Written task - Take the lines from the head of the listing through the one bearing "legend=False, ax=ax, zorder=2)" and copy them exactly, leaving every picture out.
::::
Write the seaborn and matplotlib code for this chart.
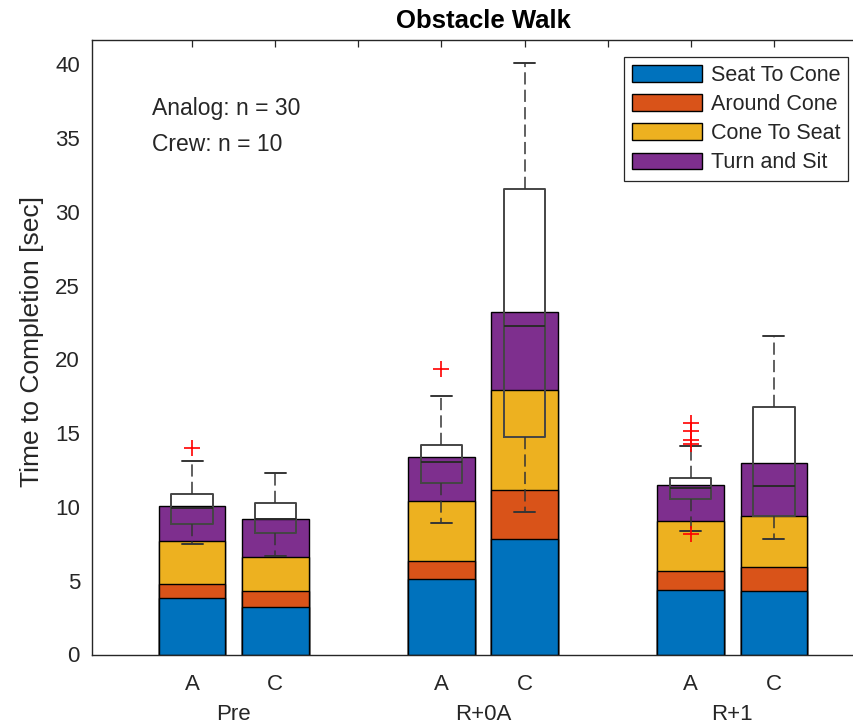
import matplotlib
matplotlib.use("Agg")
import matplotlib.pyplot as plt
import matplotlib.transforms as mtransforms
from matplotlib.patches import Patch
import numpy as np
import pandas as pd
import seaborn as sns

# ---------------- data ----------------
positions = [1, 2, 4, 5, 7, 8]
tick_positions = [1, 2, 3, 4, 5, 6, 7, 8]
tick_labels = ["A", "C", "", "A", "C", "", "A", "C"]
group_names = ["Pre", "R+0A", "R+1"]
group_centers = [1.5, 4.5, 7.5]

components = ["Seat To Cone", "Around Cone", "Cone To Seat", "Turn and Sit"]
seat_to_cone = [3.81, 3.20, 5.10, 7.81, 4.37, 4.31]
around_cone = [0.97, 1.08, 1.26, 3.32, 1.29, 1.62]
cone_to_seat = [2.91, 2.35, 4.07, 6.80, 3.41, 3.46]
turn_and_sit = [2.38, 2.54, 2.96, 5.31, 2.42, 3.57]

# box plot summaries of total time
box_q1 = [8.83, 8.22, 11.63, 14.77, 10.52, 9.39]
box_med = [9.91, 9.20, 13.07, 22.27, 11.27, 11.42]
box_q3 = [10.86, 10.29, 14.18, 31.56, 11.95, 16.80]
whisker_lo = [7.49, 6.70, 8.89, 9.68, 8.39, 7.85]
whisker_hi = [13.12, 12.33, 17.55, 40.08, 14.16, 21.59]
outliers = [[13.98], [], [19.36], [], [15.67, 15.17, 14.55, 14.30, 8.17], []]

colors = ["#0072BD", "#D95319", "#EDB120", "#7E2F8E"]

# ---------------- style ----------------
sns.set_style("white")
plt.rcParams["font.family"] = ["Liberation Sans", "DejaVu Sans"]
TXT = "#262626"

fig = plt.figure(figsize=(8.54, 7.24), dpi=100)
ax = fig.add_axes([92.5 / 854, 69.5 / 724, 781 / 854, 614.5 / 724])


def ax_y(py):
    return (654.5 - py) / 614.5


def ax_x(px):
    return (px - 92.5) / 781


# ---------------- stacked bars (cumulative, drawn tallest first) ----------------
segs = [seat_to_cone, around_cone, cone_to_seat, turn_and_sit]
cum = np.cumsum(np.array(segs), axis=0)
rows = []
for ci, comp in enumerate(components):
    for pi, pos in enumerate(positions):
        rows.append({"pos": pos, "component": comp, "top": cum[ci, pi]})
df = pd.DataFrame(rows)

order_draw = components[::-1]
pal = dict(zip(components, colors))
sns.barplot(data=df, x="pos", y="top", hue="component", hue_order=order_draw,
            palette=pal, dodge=False, native_scale=True, errorbar=None,
            edgecolor="black", linewidth=1.0, saturation=1.0, width=0.8,
            legend=False, ax=ax, zorder=2)

# ---------------- box plots ----------------
stats = []
for i in range(len(positions)):
    stats.append({"med": box_med[i], "q1": box_q1[i], "q3": box_q3[i],
                  "whislo": whisker_lo[i], "whishi": whisker_hi[i],
                  "fliers": outliers[i]})
ax.bxp(stats, positions=positions, widths=0.5, capwidths=0.25,
       showfliers=True, manage_ticks=False, zorder=4,
       boxprops=dict(color="#454545", linewidth=1.4),
       whiskerprops=dict(color="#353535", linewidth=1.1, linestyle=(0, (8.0, 3.4))),
       capprops=dict(color="#353535", linewidth=1.4),
       medianprops=dict(color="#2a2a2a", linewidth=1.4),
       flierprops=dict(marker="+", markeredgecolor="red", markersize=11,
                       markeredgewidth=1.2, linestyle="none"))

# ---------------- axes ----------------
ax.set_xlim(-0.2, 9.2)
ax.set_ylim(0, 41.66)
ax.set_xticks(tick_positions)
ax.set_xticklabels(tick_labels)
ax.set_yticks(np.arange(0, 41, 5))
ax.set_xlabel("")
ax.set_ylabel("Time to Completion [sec]", fontsize=19, color=TXT)
ax.yaxis.set_label_coords(ax_x(44), ax_y(341.5))
ax.tick_params(axis="both", direction="in", length=5, width=0.9,
               colors=TXT, labelsize=16, top=True, right=True)
ax.tick_params(axis="x", pad=14)
ax.tick_params(axis="y", pad=9)
for s in ax.spines.values():
    s.set_visible(True)
    s.set_color(TXT)
    s.set_linewidth(1.0)

ax.text(0.5, ax_y(28.3), "Obstacle Walk", transform=ax.transAxes, ha="center",
        va="baseline", fontsize=18.5, fontweight="bold", color="black")

trans = mtransforms.blended_transform_factory(ax.transData, ax.transAxes)
for gx, gname in zip(group_centers, group_names):
    ax.text(gx, ax_y(720.5), gname, transform=trans, ha="center", va="baseline",
            fontsize=16, color=TXT)

ax.text(ax_x(152), ax_y(115), "Analog: n = 30", transform=ax.transAxes,
        ha="left", va="baseline", fontsize=16.5, color=TXT)
ax.text(ax_x(152), ax_y(151), "Crew: n = 10", transform=ax.transAxes,
        ha="left", va="baseline", fontsize=16.5, color=TXT)

handles = [Patch(facecolor=c, edgecolor="black", linewidth=1.0) for c in colors]
leg = ax.legend(handles, components, loc="upper right",
                bbox_to_anchor=(ax_x(848), ax_y(57)),
                borderaxespad=0, fontsize=15.5, handlelength=3.25, handleheight=0.8,
                handletextpad=0.4, labelspacing=0.38, borderpad=0.36,
                fancybox=False, framealpha=1, edgecolor=TXT)
leg.get_frame().set_linewidth(0.9)
for t in leg.get_texts():
    t.set_color(TXT)

fig.savefig("out.png", dpi=100)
::::
Answer below -
Write the seaborn and matplotlib code for this chart.
import matplotlib
matplotlib.use("Agg")
import matplotlib.pyplot as plt
import matplotlib.transforms as mtransforms
from matplotlib.patches import Patch
import numpy as np
import pandas as pd
import seaborn as sns

# ---------------- data ----------------
positions = [1, 2, 4, 5, 7, 8]
tick_positions = [1, 2, 3, 4, 5, 6, 7, 8]
tick_labels = ["A", "C", "", "A", "C", "", "A", "C"]
group_names = ["Pre", "R+0A", "R+1"]
group_centers = [1.5, 4.5, 7.5]

components = ["Seat To Cone", "Around Cone", "Cone To Seat", "Turn and Sit"]
seat_to_cone = [3.81, 3.20, 5.10, 7.81, 4.37, 4.31]
around_cone = [0.97, 1.08, 1.26, 3.32, 1.29, 1.62]
cone_to_seat = [2.91, 2.35, 4.07, 6.80, 3.41, 3.46]
turn_and_sit = [2.38, 2.54, 2.96, 5.31, 2.42, 3.57]

# box plot summaries of total time
box_q1 = [8.83, 8.22, 11.63, 14.77, 10.52, 9.39]
box_med = [9.91, 9.20, 13.07, 22.27, 11.27, 11.42]
box_q3 = [10.86, 10.29, 14.18, 31.56, 11.95, 16.80]
whisker_lo = [7.49, 6.70, 8.89, 9.68, 8.39, 7.85]
whisker_hi = [13.12, 12.33, 17.55, 40.08, 14.16, 21.59]
outliers = [[13.98], [], [19.36], [], [15.67, 15.17, 14.55, 14.30, 8.17], []]

colors = ["#0072BD", "#D95319", "#EDB120", "#7E2F8E"]

# ---------------- style ----------------
sns.set_style("white")
plt.rcParams["font.family"] = ["Liberation Sans", "DejaVu Sans"]
TXT = "#262626"

fig = plt.figure(figsize=(8.54, 7.24), dpi=100)
ax = fig.add_axes([92.5 / 854, 69.5 / 724, 781 / 854, 614.5 / 724])


def ax_y(py):
    return (654.5 - py) / 614.5


def ax_x(px):
    return (px - 92.5) / 781


# ---------------- stacked bars (cumulative, drawn tallest first) ----------------
segs = [seat_to_cone, around_cone, cone_to_seat, turn_and_sit]
cum = np.cumsum(np.array(segs), axis=0)
rows = []
for ci, comp in enumerate(components):
    for pi, pos in enumerate(positions):
        rows.append({"pos": pos, "component": comp, "top": cum[ci, pi]})
df = pd.DataFrame(rows)

order_draw = components[::-1]
pal = dict(zip(components, colors))
sns.barplot(data=df, x="pos", y="top", hue="component", hue_order=order_draw,
            palette=pal, dodge=False, native_scale=True, errorbar=None,
            edgecolor="black", linewidth=1.0, saturation=1.0, width=0.8,
            legend=False, ax=ax, zorder=2)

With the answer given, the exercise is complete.